人の心が本当に離れていくときというのは、実は「怒ったとき」ではない…というお話をしたいと思います。
多くの人は、怒りが関係の終わりを告げるものだと思いがちです。
「もう我慢できない」と声を荒らげたとき、
「あんな人、二度と関わりたくない」と吐き捨てたとき、
それが決定的な別れだと思うかもしれません。
けれど、怒っているうちは、まだその人の存在が心のどこかに残っているものなんです。
怒りという感情は、
「分かってほしい」
「変わってほしい」
「終わらせたくない」
という気持ちの裏返しでもあります。
心理学でよく言われるのは、怒りは感情の蓋であって、怒りの下には本当の感情が押し込まれていると…。
「愛してほしい」
「助けてほしい」
「わかってほしい」
つまり、怒っているということは、まだその関係性に希望があるということなんですね。
人は、本当にどうでもいいと思った相手には、そもそも怒りすら感じないんです。
だからこそ、怒っている間は、どこかで未来を信じている状態だと言えます。
「まだこの人と分かり合えるかもしれない」
「この関係はやり直せるかもしれない」と、
心の奥で信じているからこそ、私たちは声を上げ、感情をぶつけるのだと思います。
けれど、心が「呆れた」とき、言葉も出ず、体の力が抜けて、「ああ、もういい」と手を離してしまうあの瞬間…
それはもう、これまでと同じ土俵の出来事ではなくなるんです。
ある意味で、心のステージそのものが変わってしまうんですね。
そこには、怒りの熱も、涙の湿り気もありません。
ただ、期待という名の炎が消えていくんです。
そうなんです。
怒りに包まれているときの私たちはまだ、この関係せエイに期待していたのです。
そして、私たちはそのとき知るんです。
「ああ、もうこの人は私を愛する意思がないのだ」と。
あるいは「この人にはこれ以上愛する力そのものが残っていないのだ」と。
私たちが本当に絶望を感じるのは、実はここなんです。
相手の中に愛する気持ちがもうないと知ったとき。
そして、たとえ気持ちがあったとしても、それを表現する力や関係を育てる力そのものがもう尽きてしまっていると気づいたときです。
それは、怒りよりもずっと深く、悲しみよりもずっと心を凍らせてしまうような痛みなのです。
「この人はここまでが限界なんだ」と悟ったとき、心はもうかつてのようには動かなくなります。
どれだけ願っても、どれだけ伝えても、その先へはもう届かないのだと分かってしまうからです。
本来なら、そこで関係は終わってもおかしくありません。
怒りが消え、呆れに変わり、心が手を放す…
多くの人間関係は、そうやって終わりを迎えることが多いものです。
そして、私たちはそれを「仕方のないこと」として受け入れ、過去へと流していきます。
けれど人生にはときどき…ほんの少しだけ違う選択をしてみようと思える瞬間があるんです。

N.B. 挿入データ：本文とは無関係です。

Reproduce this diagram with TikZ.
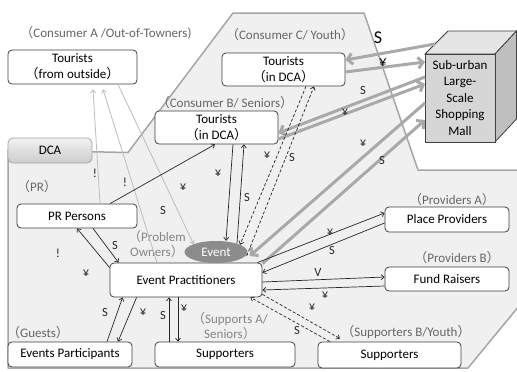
\documentclass[tikz,border=0pt]{standalone}
\usepackage{fontspec}
\setmainfont{Carlito}
\newfontfamily\cjkf{Noto Sans CJK JP}
\usetikzlibrary{arrows.meta,shapes.geometric}
% full-width brackets
\newcommand\flp{{\cjkf （}}
\newcommand\frp{{\cjkf ）}}
\definecolor{regionfill}{HTML}{F0F0F0}
\definecolor{regionline}{HTML}{A6A6A6}
\definecolor{boxline}{HTML}{404040}
\definecolor{tagtext}{HTML}{666666}
\definecolor{tagsoft}{HTML}{858585}
\definecolor{thickgray}{HTML}{A9A9A9}
\definecolor{faint}{HTML}{BDBDBD}
\definecolor{ink}{HTML}{262626}
\definecolor{eventfill}{HTML}{8C8C8C}

\begin{document}
\begin{tikzpicture}[x=1pt,y=-1pt,
  box/.style={draw=boxline, line width=0.8pt, fill=white, rounded corners=4pt,
    inner sep=0pt, align=center, font=\fontsize{13}{16}\selectfont},
  tag/.style={text=tagtext, inner sep=0pt, align=center, font=\fontsize{13}{15}\selectfont},
  lab/.style={text=ink, inner sep=0pt, font=\fontsize{12.5}{14}\selectfont},
  biglab/.style={text=black, inner sep=0pt, font=\fontsize{18}{18}\selectfont},
  darr/.style={draw=ink, line width=0.7pt, -{Straight Barb[length=3pt,width=5pt]}},
  dasharr/.style={darr, dash pattern=on 3pt off 2pt},
  farr/.style={draw=faint, line width=0.8pt, -{Straight Barb[length=3pt,width=5pt]}},
  garr/.style={draw=thickgray, line width=3pt, -{Straight Barb[length=5pt,width=11pt]}},
]
\useasboundingbox (0,0) rectangle (517,372);
\fill[white] (0,0) rectangle (517,372);

% DCA area
\filldraw[fill=regionfill, draw=regionline, line width=1.5pt, line join=round]
  (8,368) -- (8,150) -- (128,152.5) -- (233,13) -- (364,13) -- (418,170)
  -- (519,170) -- (519,306) -- (468,368) -- cycle;

% shopping mall block
\filldraw[fill=white!90!black, draw=boxline, line width=0.8pt]
  (425,54) -- (448,31) -- (516.5,31) -- (495,54) -- cycle;
\filldraw[fill=white!75!black, draw=boxline, line width=0.8pt]
  (495,54) -- (516.5,31) -- (516.5,119) -- (495,142) -- cycle;
\node[draw=boxline, line width=0.8pt, fill=white!84!black, minimum width=70pt,
  minimum height=88pt, inner sep=0pt, align=center,
  font=\fontsize{13}{16.5}\selectfont] (mall) at (460,98)
  {Sub-urban\\Large-\\Scale\\Shopping\\Mall};
\coordinate (m1) at (435,44);
\coordinate (m2) at (425,62);
\coordinate (m3) at (425,77);
\coordinate (m4) at (425,84);
\coordinate (m5) at (425,103);
\coordinate (m6) at (425,120);

% group tags
\node[tag] at (106,33) {\flp Consumer A /Out-of-Towners)};
\node[tag] at (290,35) {\flp Consumer C/ Youth\frp};
\node[tag] at (225,103) {\flp Consumer B/ Seniors\frp};
\node[tag] at (37,187) {\flp PR\frp};
\node[tag, text=tagsoft] at (157,244.5) {\flp Problem\\Owners\frp};
\node[tag] at (452,200) {\flp Providers A\frp};
\node[tag] at (457,258) {\flp Providers B\frp};
\node[tag] at (38,333) {\flp Guests\frp};
\node[tag, text=tagsoft] at (230,326.5) {\flp Supports A/\\Seniors\frp};
\node[tag] at (406,332) {\flp Supporters B/Youth\frp};

% actors
\node[box, minimum width=129pt, minimum height=34pt] (tout) at (72.5,67) {Tourists\\\flp from outside\frp};
\node[box, minimum width=123pt, minimum height=33pt] (tc) at (283.5,69.5) {Tourists\\\flp in DCA\frp};
\node[box, minimum width=123pt, minimum height=33pt] (tb) at (216.5,127.5) {Tourists\\\flp in DCA\frp};
\node[box, draw=regionline, top color=white!95!black, bottom color=white!80!black,
  rounded corners=5pt, minimum width=84pt, minimum height=25pt] (dca) at (50,150.5) {DCA};
\node[box, minimum width=120pt, minimum height=24pt] (pr) at (77,216) {PR Persons};
\node[box, minimum width=152pt, minimum height=34pt] (ep) at (186,280) {Event Practitioners};
\node[box, minimum width=124pt, minimum height=25pt] (pp) at (447,219.5) {Place Providers};
\node[box, minimum width=124pt, minimum height=24pt] (fr) at (447,279) {Fund Raisers};
\node[box, minimum width=124pt, minimum height=25pt] (evp) at (70,354.5) {Events Participants};
\node[box, minimum width=140pt, minimum height=25pt] (supa) at (225,354.5) {Supporters};
\node[box, minimum width=143pt, minimum height=26pt] (supb) at (389.5,355) {Supporters};
\node[ellipse, fill=eventfill, text=white, minimum width=63pt, minimum height=22pt,
  inner sep=0pt, font=\fontsize{13}{14}\selectfont] (event) at (216,252) {Event};

% out-of-town tourists (light lines)
\draw[farr] ([xshift=23pt]pr.north) -- ([xshift=20.5pt,yshift=-5pt]tout.south);
\draw[farr] ([xshift=-29pt]ep.north) -- ([xshift=30.5pt,yshift=-5pt]tout.south);
\draw[farr] ([xshift=45.5pt]tout.south) -- (event.north west);

% flows with the mall
\draw[garr] (m1) -- ([yshift=9.5pt]tc.east);
\draw[garr] ([yshift=-2.5pt]tc.east) -- (m2);
\draw[garr] (m3) -- ([yshift=-5.5pt]tb.east);
\draw[garr] ([yshift=-11.5pt]tb.east) -- (m4);
\draw[garr] (m5) -- ([xshift=2pt,yshift=-4pt]event.east);
\draw[garr] ([yshift=-1pt]ep.north east) -- (m6);

% flows between actors
\draw[darr] ([xshift=33pt]pr.north) -- ([xshift=-1.5pt]tb.south);
\draw[darr] ([xshift=16.5pt]tb.south) -- ([xshift=10pt]event.north);
\draw[darr] ([xshift=21pt,yshift=-2.8pt]event.north) -- ([xshift=27.5pt]tb.south);
\draw[dasharr] ([xshift=22.5pt]tc.south) -- ([xshift=24pt,yshift=-4pt]event.north);
\draw[dasharr] ([xshift=-1pt,yshift=-4pt]event.east) -- ([xshift=30.5pt]tc.south);
\draw[darr] ([yshift=-5pt]ep.north west) -- (pr.south);
\draw[darr] ([xshift=16pt]pr.south) -- ([xshift=9pt]ep.north west);
\draw[darr] ([xshift=37pt]evp.north) -- ([xshift=13pt]ep.south west);
\draw[darr] ([xshift=27pt]ep.south west) -- ([xshift=48pt]evp.north);
\draw[darr] ([xshift=-56pt]supa.north) -- ([xshift=-17pt]ep.south);
\draw[darr] ([xshift=-8pt]ep.south) -- ([xshift=-47pt]supa.north);
\draw[dasharr] ([xshift=-59.5pt]supb.north) -- ([xshift=-12pt]ep.south east);
\draw[dasharr] ([yshift=3pt]ep.south east) -- ([xshift=-49.5pt,yshift=3pt]supb.north);
\draw[darr] ([xshift=-5pt]ep.north east) -- ([yshift=6.5pt]pp.west);
\draw[darr] ([yshift=-3.5pt]pp.west) -- ([yshift=-10pt]ep.north east);
\draw[darr] ([yshift=-2pt]ep.east) -- ([yshift=2pt]fr.west);
\draw[darr] ([yshift=-7pt]fr.west) -- ([yshift=-10pt]ep.east);

% flow labels
\node[lab] at (95,173) {!};
\node[lab] at (125,182) {!};
\node[lab] at (58,253) {!};
\node[lab] at (163,210) {S};
\node[lab] at (183,187) {¥};
\node[lab] at (218,173) {¥};
\node[lab] at (247,197) {S};
\node[lab] at (267,155) {¥};
\node[lab] at (292,157) {S};
\node[lab] at (115,245) {S};
\node[lab] at (86,273) {¥};
\node[lab] at (105,312) {S};
\node[lab] at (143,312) {¥};
\node[lab] at (163,315) {S};
\node[lab] at (184,308) {¥};
\node[lab] at (312,307) {¥};
\node[lab] at (297,330) {S};
\node[lab] at (330,232) {¥};
\node[lab] at (332,250) {S};
\node[lab] at (318,272) {V};
\node[lab] at (325,295) {¥};
\node[biglab] at (378,38) {S};
\node[biglab, font=\fontsize{15}{16}\selectfont] at (383,63) {¥};
\node[lab] at (363,90) {S};
\node[lab] at (345,112) {¥};
\node[lab] at (363,143) {¥};
\node[lab] at (382,160) {S};
\end{tikzpicture}
\end{document}
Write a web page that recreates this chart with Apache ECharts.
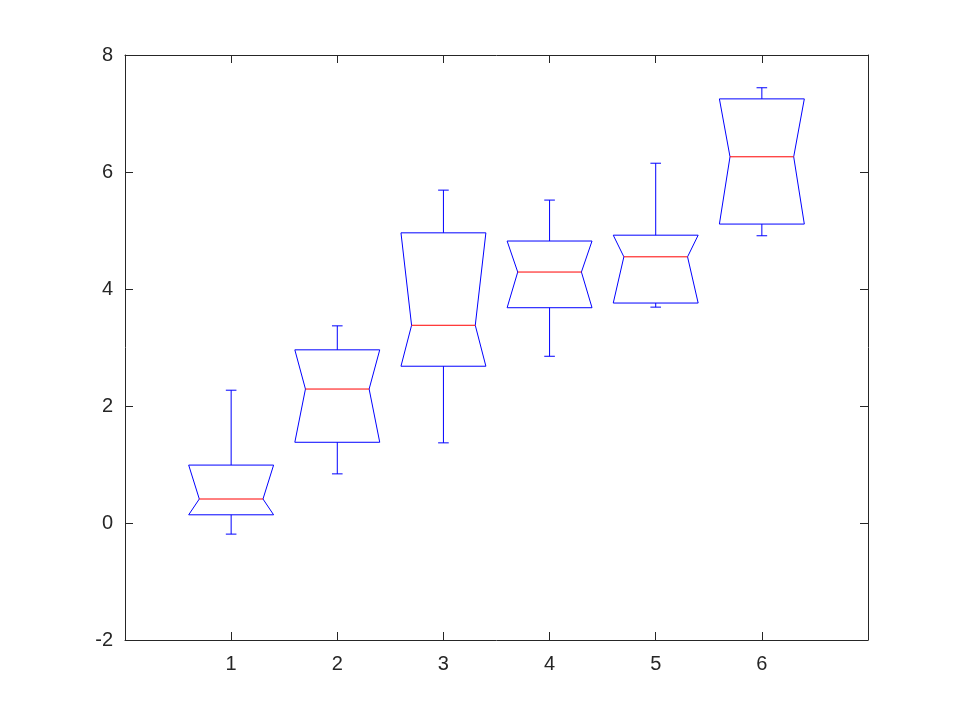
<!DOCTYPE html>
<html><head><meta charset="utf-8">
<script src="https://cdn.jsdelivr.net/npm/echarts@6/dist/echarts.min.js"></script>
<style>html,body{margin:0;padding:0;background:#fff}#c{width:960px;height:720px}</style>
</head><body><div id="c"></div>
<script>
const categories = [1, 2, 3, 4, 5, 6];
const whiskerLow = [-0.19, 0.84, 1.37, 2.85, 3.69, 4.91];
const q1 = [0.14, 1.38, 2.68, 3.68, 3.76, 5.11];
const median = [0.41, 2.29, 3.38, 4.29, 4.55, 6.26];
const q3 = [0.99, 2.96, 4.96, 4.82, 4.92, 7.25];
const whiskerHigh = [2.27, 3.37, 5.69, 5.52, 6.15, 7.44];
const yTicks = [-2, 0, 2, 4, 6, 8];

const data = categories.map((c, i) => [c, whiskerLow[i], q1[i], median[i], q3[i], whiskerHigh[i]]);
const chart = echarts.init(document.getElementById('c'));
const W = 0.4, N = 0.3, C = 0.05;
function renderItem(params, api) {
  const x = api.value(0);
  const p = (dx, y) => api.coord([x + dx, y]);
  const lo = api.value(1), a = api.value(2), m = api.value(3), b = api.value(4), hi = api.value(5);
  const blue = {stroke: '#0000ff', lineWidth: 1, fill: null};
  return {type: 'group', children: [
    {type: 'polygon', shape: {points: [p(-W, b), p(W, b), p(N, m), p(W, a), p(-W, a), p(-N, m)]}, style: blue},
    {type: 'line', shape: {x1: p(0, b)[0], y1: p(0, b)[1], x2: p(0, hi)[0], y2: p(0, hi)[1]}, style: blue},
    {type: 'line', shape: {x1: p(0, a)[0], y1: p(0, a)[1], x2: p(0, lo)[0], y2: p(0, lo)[1]}, style: blue},
    {type: 'line', shape: {x1: p(-C, hi)[0], y1: p(-C, hi)[1], x2: p(C, hi)[0], y2: p(C, hi)[1]}, style: blue},
    {type: 'line', shape: {x1: p(-C, lo)[0], y1: p(-C, lo)[1], x2: p(C, lo)[0], y2: p(C, lo)[1]}, style: blue},
    {type: 'line', shape: {x1: p(-N, m)[0], y1: p(-N, m)[1], x2: p(N, m)[0], y2: p(N, m)[1]}, style: {stroke: '#ff0000', lineWidth: 1}}
  ]};
}
const axLine = {show: true, onZero: false, lineStyle: {color: '#262626', width: 1}};
const tick = {show: true, inside: true, length: 8, lineStyle: {color: '#262626'}, customValues: categories};
const ytick = {show: true, inside: true, length: 8, lineStyle: {color: '#262626'}};
const lbl = {color: '#262626', fontSize: 20, fontFamily: 'Liberation Sans, Arial, sans-serif'};
chart.setOption({
  animation: false,
  grid: {left: 125, right: 92, top: 55, bottom: 80},
  xAxis: [
    {type: 'value', min: 0, max: 7, interval: 1, axisLine: axLine, axisTick: tick, splitLine: {show: false},
     axisLabel: Object.assign({margin: 14, customValues: categories}, lbl)},
    {type: 'value', position: 'top', min: 0, max: 7, interval: 1, axisLine: axLine, axisTick: tick, splitLine: {show: false}, axisLabel: {show: false}}
  ],
  yAxis: [
    {type: 'value', min: -2, max: 8, interval: 2, axisLine: axLine, axisTick: ytick, splitLine: {show: false},
     axisLabel: Object.assign({margin: 12}, lbl)},
    {type: 'value', position: 'right', min: -2, max: 8, interval: 2, axisLine: axLine, axisTick: ytick, splitLine: {show: false}, axisLabel: {show: false}}
  ],
  series: [{type: 'custom', renderItem, data, encode: {x: 0, y: [1, 2, 3, 4, 5]}}]
});
</script></body></html>
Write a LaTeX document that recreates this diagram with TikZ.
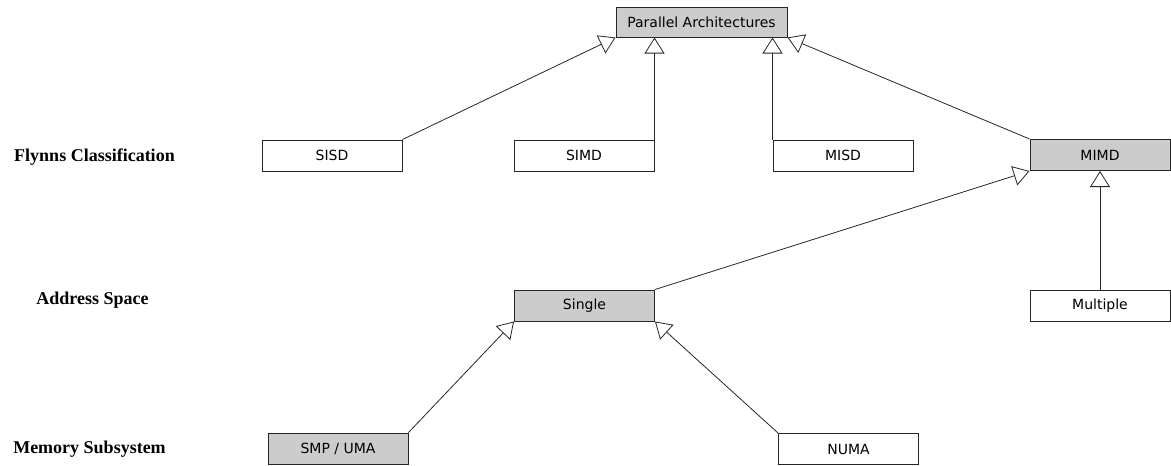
\documentclass[tikz,border=0pt]{standalone}
\usepackage{fontspec}
\setmainfont{Liberation Serif}
\newfontfamily\boxfont{DejaVu Sans}
\usetikzlibrary{arrows.meta,positioning}
\definecolor{boxgray}{RGB}{204,204,204}
\tikzstyle{cls}=[rectangle, draw=black!85, line width=1pt, minimum width=140pt, minimum height=31pt, inner sep=0pt, font=\boxfont\fontsize{14}{16}\selectfont]
\tikzstyle{abs}=[cls, fill=boxgray]
\tikzstyle{lab}=[font=\bfseries\fontsize{18}{20}\selectfont]
\tikzstyle{gen}=[draw=black!85, line width=0.8pt, -{Triangle[open, length=16pt, width=20pt]}]

\begin{document}
\begin{tikzpicture}[x=1pt, y=-1pt]
      \useasboundingbox (0,0) rectangle (1171,466);
      % row labels
      \node[lab] (flynn) at (94.5,157) {Flynns Classification};
      \node[lab] (addr) at (92.5,300) {Address Space};
      \node[lab] (mem) at (89.5,449) {Memory Subsystem};
      % classes
      \node[abs, minimum width=171pt, minimum height=30pt] (pa) at (701.5,22) {Parallel Architectures};
      \node[cls] (sisd) at (332,155.5) {SISD};
      \node[cls] (simd) at (584,155.5) {SIMD};
      \node[cls] (misd) at (843,155.5) {MISD};
      \node[abs] (mimd) at (1100,155) {MIMD};
      \node[abs] (single) at (584.5,305.5) {Single};
      \node[cls] (multiple) at (1100,306) {Multiple};
      \node[abs] (smp) at (338,448.5) {SMP / UMA};
      \node[cls] (numa) at (848.5,449) {NUMA};
      % generalisations
      \draw[gen] (sisd.north east) -- (pa.south west);
      \draw[gen] (simd.north east) -- (simd.north east |- pa.south);
      \draw[gen] (misd.north west) -- (misd.north west |- pa.south);
      \draw[gen] (mimd.north west) -- (pa.south east);
      \draw[gen] (single.north east) -- (mimd.south west);
      \draw[gen] (multiple.north) -- (mimd.south);
      \draw[gen] (smp.north east) -- (single.south west);
      \draw[gen] (numa.north west) -- (single.south east);
      %
\end{tikzpicture}
\end{document}
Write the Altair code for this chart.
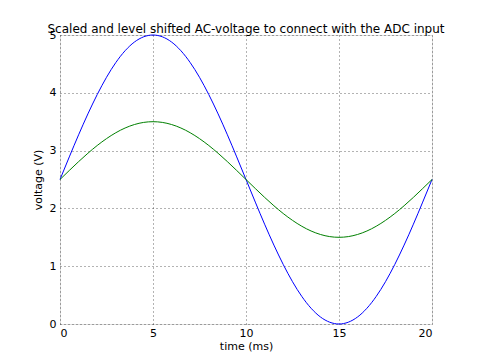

それは「この関係にもう一度だけ手を伸ばしてみる価値がある」と思えたときです。
その時に出来ることは、もう一度信じるということではないかと思います。
「変わるかもしれない」と願うことではなく、「一緒に向き合ってみよう」と決めることなんだと思います。
もちろんそれは簡単なことではありません。
再び傷つくかもしれないし、同じ失望を味わうかもしれない。
それでもそれを選ぶということは、怒りや執着ではなく、“信頼”というものを土台にしてもう一度関係を築いていくということなんですね。
人は、怒りの中では別れません。
別れることは出来ません。
本当に別れを決めるのは、呆れが訪れたときです。
言い換えれば『絶望』です。
けれど、その呆れの先に、もう一歩だけ踏み出す勇気があるなら、その先に広がる関係は、きっと以前とはまったく違うものになっていくはずです。
それは、かつてのような“期待”ではなく、もっと深くて穏やかな“信頼”という土台の上に育っていく関係です。
そして、私たちは知るのです。
あの「呆れ」という終わりの感覚《絶望》は、本当は「はじまり」にもなり得るのだということを。
新しい関係性の始まりになり得るという事を。